Ao completar ontem seis meses de governo, o presidente Donald Trump não teve grandes motivos a comemorar. Não conseguiu nenhuma vitória legislativa - o que é um alívio - e está cada vez mais enrascado nos fatos suspeitos de ajuda russa em seu favor ainda na campanha presidencial. Os últimos dias foram marcados por contrariedades. Uma pequena defecção no Partido Republicano, que domina Câmara e Senado, impediu que a promessa mais estridente de Trump se tornasse realidade: a destruição do "Obamacare", que tornou obrigatório o plano de saúde para todos os americanos. Os mercados viram nessa derrota um sinal de que os próximos passos da agenda legislativa do governo, a reforma de impostos, serão lentos e incertos.
O fracasso em destruir o Obamacare ricocheteia em vários pontos do plano de corte de impostos para os mais ricos, principal iniciativa do presidente na área econômica. Os recursos que seriam poupados serviriam para ajudar na mágica contábil e convencer o Congresso de que não haverá aumento grande do déficit se os ricos pagarem menos tributos.

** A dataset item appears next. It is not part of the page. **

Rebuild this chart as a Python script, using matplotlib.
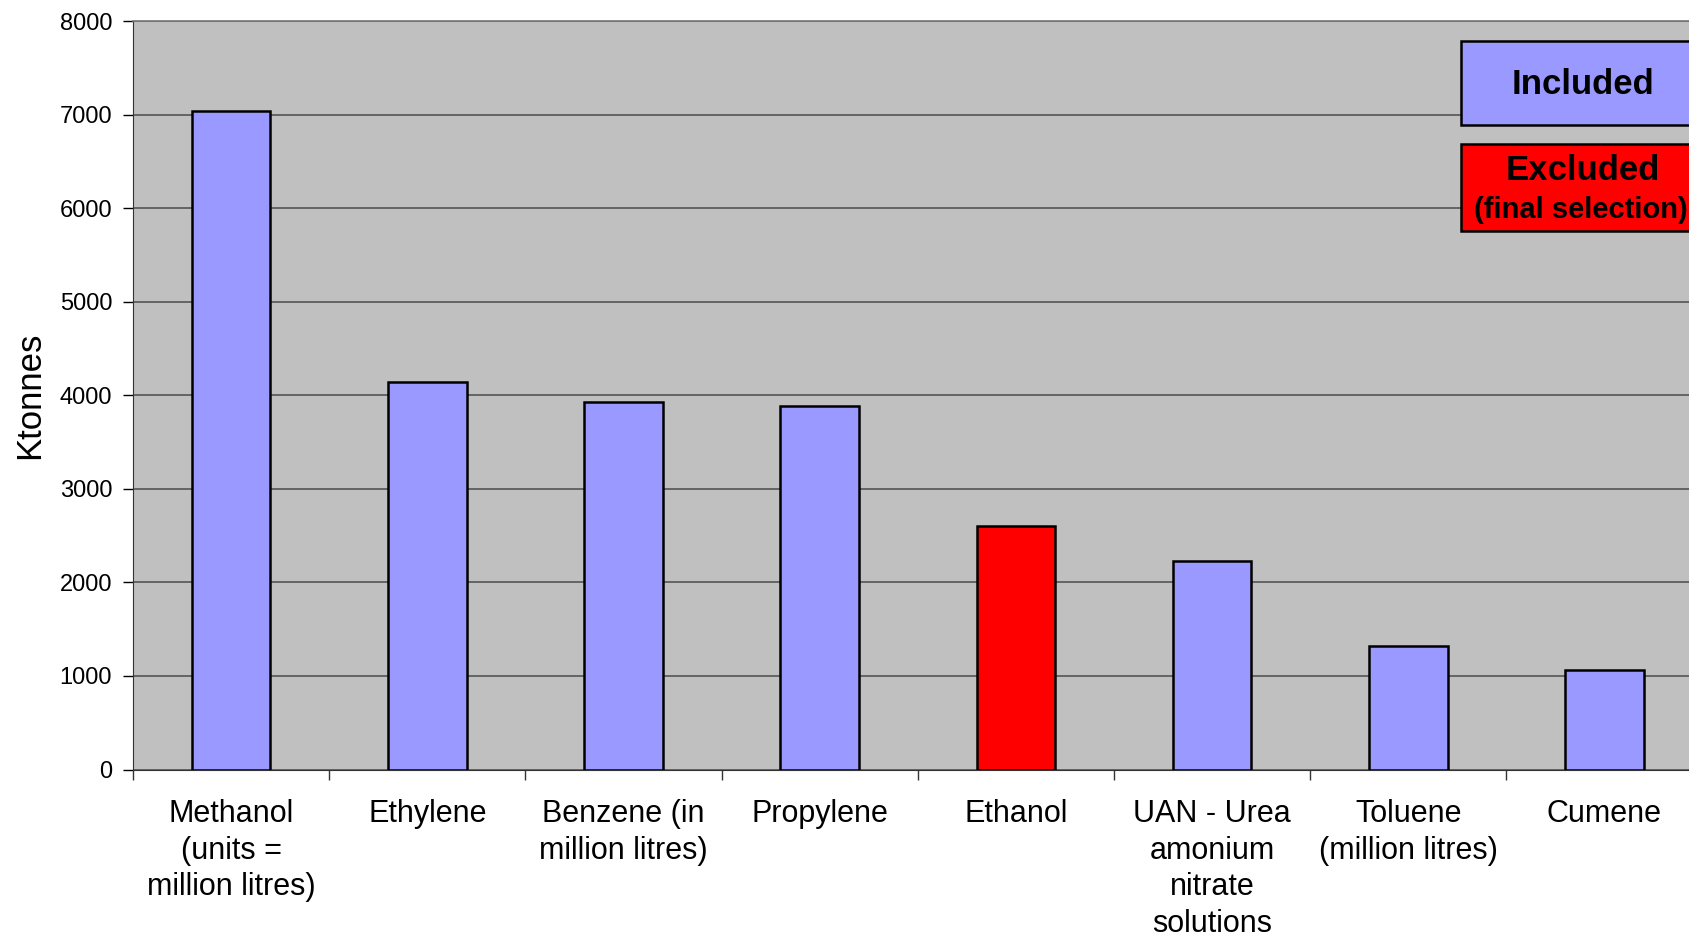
import matplotlib
matplotlib.use("Agg")
import matplotlib.pyplot as plt
from matplotlib.patches import Rectangle

categories = ["Methanol\n(units =\nmillion litres)", "Ethylene", "Benzene (in\nmillion litres)",
              "Propylene", "Ethanol", "UAN - Urea\namonium\nnitrate\nsolutions",
              "Toluene\n(million litres)", "Cumene"]
values = [7040, 4140, 3930, 3885, 2605, 2225, 1325, 1060]
status = ["Included", "Included", "Included", "Included", "Excluded", "Included", "Included", "Included"]
yticks = [0, 1000, 2000, 3000, 4000, 5000, 6000, 7000, 8000]

colors = {"Included": "#9999FF", "Excluded": "#FF0000"}

plt.rcParams['font.family'] = ['Liberation Sans', 'DejaVu Sans']

W, H = 1690, 933
fig = plt.figure(figsize=(W / 100, H / 100), dpi=100)
ax_left, ax_bottom, ax_top = 133 / W, 1 - 769.5 / H, 1 - 21 / H
ax_width = 8 * 196.2 / W
ax = fig.add_axes([ax_left, ax_bottom, ax_width, ax_top - ax_bottom])
ax.set_facecolor("#C0C0C0")

x = list(range(len(categories)))
ax.bar(x, values, width=0.40, color=[colors[s] for s in status],
       edgecolor="black", linewidth=1.8, zorder=3)

ax.set_xlim(-0.5, len(categories) - 0.5)
ax.set_ylim(0, 8000)
ax.set_yticks(yticks)
ax.set_yticklabels([str(v) for v in yticks], fontsize=17)
ax.yaxis.grid(True, color="#555555", linewidth=1.2, zorder=1)
ax.set_axisbelow(True)

# category boundaries as major ticks, labels as minor ticks
ax.set_xticks([i - 0.5 for i in range(len(categories) + 1)])
ax.set_xticklabels([])
ax.set_xticks(x, minor=True)
ax.set_xticklabels(categories, minor=True, fontsize=22, linespacing=1.3)
ax.tick_params(axis="x", which="minor", length=0, pad=21)
ax.tick_params(axis="x", which="major", length=7, width=1, color="#333333")
ax.tick_params(axis="y", length=7, width=1, pad=8)

for s in ["top", "right"]:
    ax.spines[s].set_color("#777777")
    ax.spines[s].set_linewidth(1.2)
ax.spines["left"].set_color("#333333")
ax.spines["bottom"].set_color("#333333")

ax.set_ylabel("Ktonnes", fontsize=25)
ax.yaxis.set_label_coords(-(133 - 46) / (ax_width * W), 0.5)

# legend-like boxes
def box(x0, y0, x1, y1, color):
    r = Rectangle((x0 / W, 1 - y1 / H), (x1 - x0) / W, (y1 - y0) / H,
                  transform=fig.transFigure, facecolor=color, edgecolor="black",
                  linewidth=1.8, clip_on=False, zorder=5)
    fig.patches.append(r)

box(1461, 41, 1706, 125, colors["Included"])
box(1461, 144, 1706, 231, colors["Excluded"])
fig.text(1583 / W, 1 - 85 / H, "Included", fontsize=25, fontweight="bold",
         ha="center", va="center", zorder=6)
fig.text(1583 / W, 1 - 171 / H, "Excluded", fontsize=25, fontweight="bold",
         ha="center", va="center", zorder=6)
fig.text(1581 / W, 1 - 210 / H, "(final selection)", fontsize=21, fontweight="bold",
         ha="center", va="center", zorder=6)

fig.savefig("out.png", dpi=100)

O rascunho do plano divulgado pelo secretário do Tesouro, Steve Mnuchin, indicou apenas que o corte de impostos pagava-se sozinho, com o incentivo a investimentos e ao crescimento econômico que propiciaria.
A derrota no Obamacare, na qual três republicanos impediram que ele fosse eliminado sem que outro programa o substituísse, chamou a atenção para as clivagens no partido dominante. A grande maioria dos republicanos é favorável à redução de impostos. Mas um número não desprezível deles prega a ortodoxia fiscal. Os cortes trarão mais déficit, mesmo com o corte de despesas listadas por Trump, que recai principalmente sobre programas sociais. O drama do governo está no Senado, onde 4 votos lhe dão a maioria - são 52 republicanos e 48 democratas.
As iniciativas coadjuvantes ao corte de impostos, como US$ 1 trilhão em investimentos na infraestrutura, não foram ainda em frente. O que mais avançou, e não é digno de aplausos, foi a desregulamentação, que certamente provocará batalhas na Justiça em relação às questões ambientais.
Na política externa, onde o presidente tem mais liberdade de ação, Trump se sentiu à vontade para destruir boa parte do legado americano e das instituições internacionais que ele moldou. Trump refreou seus ímpetos e não pôs fim ao Nafta e não declarou guerra tarifária à China. Mas retirou-se do Acordo de Paris, causou constrangimentos aos aliados da OTAN e criticou abertamente a Alemanha, enquanto bajulava o autocrata Vladimir Putin, um inimigo da democracia.
A Rússia é o "ponto cego" do governo Trump. Os motivos para essas relações suspeitas podem terminar em impeachment do presidente. Às vésperas de encerrar seu primeiro semestre na Casa Branca, Trump, em entrevista ao New York Times espinafrou seu ministro da Justiça, Jeff Sessions, por ter ele se declarar impedido de presidir o inquérito sobre a influência russa na campanha eleitoral, em benefício de Trump. Trump disse que soubesse disso antes "escolheria outra pessoa" para o cargo. Lançou também suspeitas de ter influências democratas sobre o vice-ministro, Red Rosenstein, que supervisiona o inquérito.
A sombra da Rússia assombra a equipe de Trump, que demitiu James Comey, o diretor do FBI, por investigar o assunto. De nada adiantou. Donald Trump Jr se reuniu com uma advogada russa que usou como isca para atraí-lo o pretexto de que possuía informações que poderiam prejudicar a rival Hillary Clinton. Paul Manafort, um dos chefes da campanha, estava na conversa. Jared Kushner, o genro que ocupa cargos no governo, deixou várias pistas de que conversava, não se sabe o que, com os russos.
O cerco a Trump continua se fechando. Roberto Mueller, chefe das investigações, indicou que investigará os negócios de Trump para saber os motivos de tanto amor pelos russos. Trump faz o que lhe dá na telha e pode até mesmo se incriminar. Após reunião oficial de 2h e 15 minutos com Putin, durante encontro do G-20, o presidente americano conversou, sem testemunhas americanas, com Putin por um bom tempo. Há suspeitas de que negócios de oligarcas russos com Trump estão interferindo na política americana e de que Trump age para esconder esses fatos. Em seis meses dessa novela, Trump é o vilão e está cada vez mais enrolado em uma trama que pode acabar ejetando-o da Presidência.